Shell employees arriving to work at the corporation's London headquarters on Monday morning were greeted by the soaring strains of a musical protest, as a string orchestra performed the Greenpeace-commissioned "Requiem for Arctic Ice" to mark the first day of a month-long protest outside oil giant's UK offices.
"This protest is about reaching into the hearts of Shell employees, and asking them to help Shell avert disaster," said Mel Evans, the protest's artistic director.
The fossil fuel company is on the verge of beginning an exploitative and profit-driven oil-drilling operation in the Alaskan Arctic, one that climate justice advocates warn will raise carbon emissions while endangering a pristine ecosystem that native communities rely on for their sustenance and heritage.

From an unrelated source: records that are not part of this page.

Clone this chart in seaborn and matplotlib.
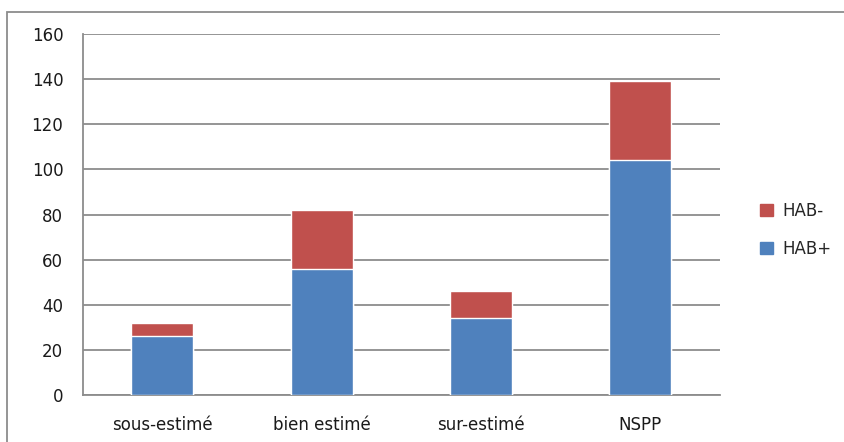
import pandas as pd
import numpy as np
import seaborn as sns
import matplotlib.pyplot as plt
from matplotlib.patches import Patch, Rectangle

categories = ["sous-estimé", "bien estimé", "sur-estimé", "NSPP"]
hab_plus = [26, 56, 34, 104]
hab_minus = [6, 26, 12, 35]

df = pd.DataFrame({"categorie": categories, "hab_plus": hab_plus, "hab_minus": hab_minus})
df["total"] = df["hab_plus"] + df["hab_minus"]

sns.set_style("white")
plt.rcParams['font.family'] = ['DejaVu Sans']

blue = "#4F81BD"
red = "#C0504D"

fig = plt.figure(figsize=(8.44, 4.42), dpi=100)
ax = fig.add_axes([0.098, 0.106, 0.755, 0.817])

# stacked bars: total in red, HAB+ drawn over it in blue
sns.barplot(x="categorie", y="total", data=df, color=red, width=0.39, saturation=1, ax=ax, zorder=3)
sns.barplot(x="categorie", y="hab_plus", data=df, color=blue, width=0.39, saturation=1, ax=ax, zorder=4)

ax.set_ylim(0, 160)
ax.set_yticks(range(0, 161, 20))
ax.set_xlim(-0.5, 3.5)
ax.set_xlabel("")
ax.set_ylabel("")
ax.yaxis.grid(True, color="#8c8c8c", linewidth=1.3, zorder=0)
ax.set_axisbelow(True)

for s in ["top", "right"]:
    ax.spines[s].set_visible(False)
for s in ["left", "bottom"]:
    ax.spines[s].set_color("#8c8c8c")
    ax.spines[s].set_linewidth(1.3)

# tick marks between categories on x axis
ax.set_xticks([-0.5, 0.5, 1.5, 2.5, 3.5])
ax.set_xticklabels([])
ax.set_xticks(range(4), minor=True)
ax.set_xticklabels(categories, minor=True)
ax.tick_params(axis="x", which="major", length=6, width=1.3, color="#8c8c8c", direction="out")
ax.tick_params(axis="x", which="minor", length=0, pad=15, labelsize=12, labelcolor="#1a1a1a")
ax.tick_params(axis="y", length=5, width=1.3, color="#8c8c8c", direction="out", labelsize=12,
               labelcolor="#1a1a1a", pad=9)

handles = [Patch(color=red, label="HAB-"), Patch(color=blue, label="HAB+")]
fig.legend(handles=handles, loc="center left", bbox_to_anchor=(0.883, 0.48), frameon=False,
           fontsize=12, handlelength=0.75, handleheight=0.75, labelspacing=1.2, handletextpad=0.6)

# outer chart border
fig.patches.append(Rectangle((7 / 844, -0.05), 1.1, 1 - 12 / 442 + 0.05, transform=fig.transFigure,
                             fill=False, edgecolor="#8c8c8c", linewidth=1.3, clip_on=False))

fig.savefig("out.png", dpi=100)
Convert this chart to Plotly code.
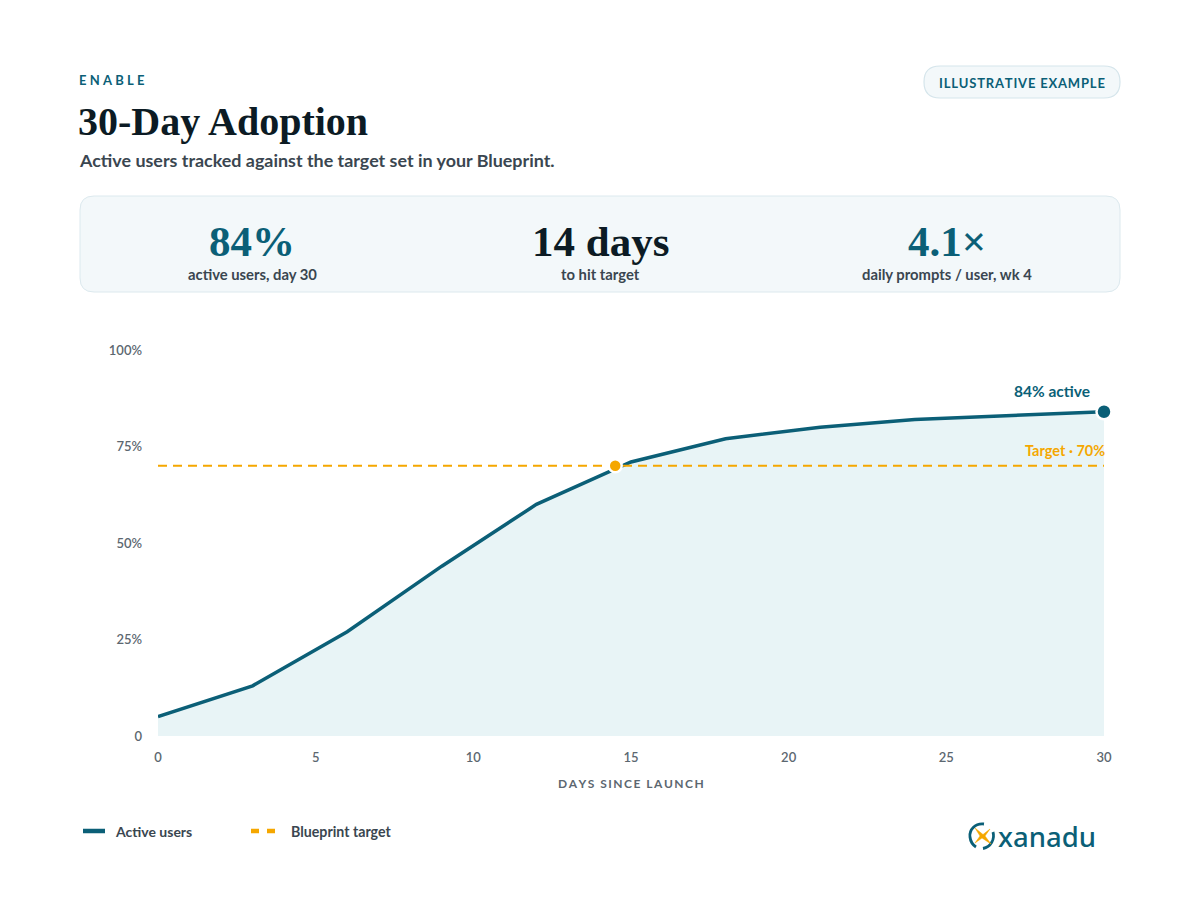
import plotly.graph_objects as go

# ---- data ----
days = [0, 3, 6, 9, 12, 15, 18, 21, 24, 30]
active_pct = [5, 13, 27, 44, 60, 71, 77, 80, 82, 84]
target_pct = 70
target_hit_day = 14.5
x_ticks = [0, 5, 10, 15, 20, 25, 30]
y_ticks = [0, 25, 50, 75, 100]
y_tick_labels = ["0", "25%", "50%", "75%", "100%"]
kpi_values = ["84%", "14 days", "4.1×"]
kpi_labels = ["active users, day 30", "to hit target", "daily prompts / user, wk 4"]

W, H = 1200, 900
TEAL = "#0b5f77"
ORANGE = "#f5a700"
DARK = "#0c1b24"
GRAY = "#3a4650"
TICK = "#5c6770"
FILL = "#e8f4f6"
SANS = "Lato, 'Noto Sans', sans-serif"
SERIF = "'Liberation Serif', 'DejaVu Serif', serif"


def px(x):
    return x / W


def py(y):
    return 1 - y / H


def spaced(s, sep="\u2009"):
    return sep.join(list(s))


def rrect(x0, y0, x1, y1, r):
    pts = [
        f"M {px(x0 + r)} {py(y0)}",
        f"L {px(x1 - r)} {py(y0)}",
        f"Q {px(x1)} {py(y0)} {px(x1)} {py(y0 + r)}",
        f"L {px(x1)} {py(y1 - r)}",
        f"Q {px(x1)} {py(y1)} {px(x1 - r)} {py(y1)}",
        f"L {px(x0 + r)} {py(y1)}",
        f"Q {px(x0)} {py(y1)} {px(x0)} {py(y1 - r)}",
        f"L {px(x0)} {py(y0 + r)}",
        f"Q {px(x0)} {py(y0)} {px(x0 + r)} {py(y0)}",
        "Z",
    ]
    return " ".join(pts)


fig = go.Figure()

fig.add_trace(go.Scatter(
    x=days, y=active_pct, mode="lines", fill="tozeroy", fillcolor=FILL,
    line=dict(color=TEAL, width=3.5), hoverinfo="skip", showlegend=False,
))
fig.add_trace(go.Scatter(
    x=[days[0], days[-1]], y=[target_pct, target_pct], mode="lines",
    line=dict(color=ORANGE, width=2, dash="9px,6px"), hoverinfo="skip", showlegend=False,
))
fig.add_trace(go.Scatter(
    x=[target_hit_day], y=[target_pct], mode="markers",
    marker=dict(size=13, color=ORANGE, line=dict(color="white", width=2.5)),
    cliponaxis=False, hoverinfo="skip", showlegend=False,
))
fig.add_trace(go.Scatter(
    x=[days[-1]], y=[active_pct[-1]], mode="markers",
    marker=dict(size=15, color=TEAL, line=dict(color="white", width=2.5)),
    cliponaxis=False, hoverinfo="skip", showlegend=False,
))

shapes = []
# KPI panel
shapes.append(dict(type="path", xref="paper", yref="paper", path=rrect(80, 196, 1120, 292, 14),
                   fillcolor="#f3f8fa", line=dict(color="#dce9ee", width=1), layer="below"))
# pill
shapes.append(dict(type="path", xref="paper", yref="paper", path=rrect(924, 66, 1120, 98, 16),
                   fillcolor="#f3f8fa", line=dict(color="#d5e5eb", width=1.2), layer="below"))
# legend: active users
shapes.append(dict(type="line", xref="paper", yref="paper", x0=px(83), x1=px(105), y0=py(831), y1=py(831),
                   line=dict(color=TEAL, width=4.5)))
# legend: target (two dashes)
for a, b in [(251, 259), (267, 275)]:
    shapes.append(dict(type="line", xref="paper", yref="paper", x0=px(a), x1=px(b), y0=py(831), y1=py(831),
                       line=dict(color=ORANGE, width=4.5)))
# logo ring (two open arcs)
shapes.append(dict(type="path", xref="paper", yref="paper",
                   path=(f"M {px(984)} {py(824)} C {px(975)} {py(823)} {px(969)} {py(830)} {px(970)} {py(837)} "
                         f"C {px(970.5)} {py(842)} {px(973)} {py(845)} {px(976)} {py(847)}"),
                   line=dict(color=TEAL, width=2.8)))
shapes.append(dict(type="path", xref="paper", yref="paper",
                   path=(f"M {px(993)} {py(832)} C {px(995)} {py(839)} {px(991)} {py(847)} {px(983)} {py(848.5)}"),
                   line=dict(color=TEAL, width=2.8)))
# logo orange x
shapes.append(dict(type="path", xref="paper", yref="paper",
                   path=(f"M {px(975)} {py(828)} L {px(983)} {py(834.5)} L {px(990)} {py(829)} "
                         f"L {px(985)} {py(836)} L {px(991)} {py(844)} L {px(982)} {py(838)} "
                         f"L {px(975)} {py(843)} L {px(980)} {py(836)} Z"),
                   fillcolor=ORANGE, line=dict(color=ORANGE, width=0.5)))

ann = []


def text(x, y, s, size, color, family=SANS, anchor="left", weight=None, **kw):
    f = dict(size=size, color=color, family=family)
    if weight:
        f["weight"] = weight
    ann.append(dict(xref="paper", yref="paper", x=px(x), y=py(y), text=s, showarrow=False,
                    xanchor=anchor, yanchor="middle", font=f, **kw))


text(77, 80, spaced("ENABLE", "\u2009\u2009"), 13, TEAL, weight=700)
text(76, 121, "30-Day Adoption", 40, DARK, family=SERIF, weight=700)
text(77, 160, "Active users tracked against the target set in your Blueprint.", 17.9, GRAY, weight=700)
text(1022, 83, spaced("ILLUSTRATIVE EXAMPLE", "\u200a"), 13, TEAL, anchor="center", weight=700)

kpi_x = [252, 600, 947]
kpi_col = [TEAL, DARK, TEAL]
for xx, v, lab, c in zip(kpi_x, kpi_values, kpi_labels, kpi_col):
    text(xx, 241, v, 43, c, family=SERIF, anchor="center", weight=700)
    text(xx, 274, lab, 14.8, GRAY, anchor="center", weight=700)

text(631, 783, spaced("DAYS SINCE LAUNCH", "\u2009"), 12, TICK, anchor="center", weight=700)

text(113, 831, "Active users", 14, GRAY, weight=700)
text(289, 831, "Blueprint target", 14.2, GRAY, weight=700)
text(996, 836, "xanadu", 27.5, TEAL, family="'Noto Sans', sans-serif", weight=500)

# data annotations
ann.append(dict(x=days[-1], y=active_pct[-1], xref="x", yref="y", text="84% active", showarrow=False,
                xanchor="right", yanchor="middle", xshift=-12, yshift=21,
                font=dict(size=15.5, color=TEAL, family=SANS, weight=700)))
ann.append(dict(x=days[-1], y=target_pct, xref="x", yref="y", text="Target · 70%", showarrow=False,
                xanchor="right", yanchor="middle", xshift=3, yshift=15,
                font=dict(size=14.5, color=ORANGE, family=SANS, weight=700)))

fig.update_layout(
    width=W, height=H, margin=dict(l=0, r=0, t=0, b=0, autoexpand=False),
    paper_bgcolor="white", plot_bgcolor="white",
    shapes=shapes, annotations=ann, showlegend=False,
    xaxis=dict(domain=[px(158), px(1104)], range=[0, 30], tickvals=x_ticks, showgrid=False,
               zeroline=False, showline=False, ticks="", ticklabelstandoff=12, automargin=False,
               tickfont=dict(size=13, color=TICK, family=SANS, weight=600), fixedrange=True),
    yaxis=dict(domain=[py(736), py(350)], range=[0, 100], tickvals=y_ticks, ticktext=y_tick_labels,
               showgrid=False, zeroline=False, showline=False, ticks="", ticklabelstandoff=15,
               automargin=False,
               tickfont=dict(size=13, color=TICK, family=SANS, weight=600), fixedrange=True),
)

fig.write_html("out.html")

Monday's "Requiem" is the second creative direct action Shell has faced in as many weeks, coming on the heels of a people-powered blockade in Portland, Oregon that successfully—if temporarily—stopped Shell's massive Fennica icebreaker from leaving port on its way to the Arctic.
— Greenpeace UK (@GreenpeaceUK) August 3, 2015
A statement from the London-based Crystal Palace String Quartet, founded by graduates of Britain's top music colleges, explained further:
The still pristine yet greatly threatened Arctic region holds a special interest for us, as we have been fortunate enough to work together making music in far Northern regions on multiple occasions. We want to do what we can to stop the free reign to despoil this environment that oil companies currently seem to have. We believe that fossil fuels should stay where they are (in the ground), and that the huge sums of money going into new exploration should instead be spent developing and deploying renewable energy technologies. We are honoured and privileged to be giving the world premiere of the Greenpeace-commissioned “Requiem for Arctic Ice” and hope that the media take notice of the groundswell of opinion against Shell’s current activities in the Chukchi Sea. Music is universal and timeless; the opportunity to prevent catastrophe is limited to the here and now.
Supporters can "amplify the music" online, by signing petitions or taking steps on social media.
"I wanted to be involved with this project because I think words and images of vanishing nature can only say so much," said one participating musician. "Sometimes only music will do. We have lost much wildness already—the loss is hidden from plain sight, but it still is a loss we all feel, or will feel at some time, even if we can't recognise it. These pieces are a beautiful requiem for the 59,300 square kilometres of Arctic sea ice lost each year, as well as a reminder of all we have yet to lose, all we have to save."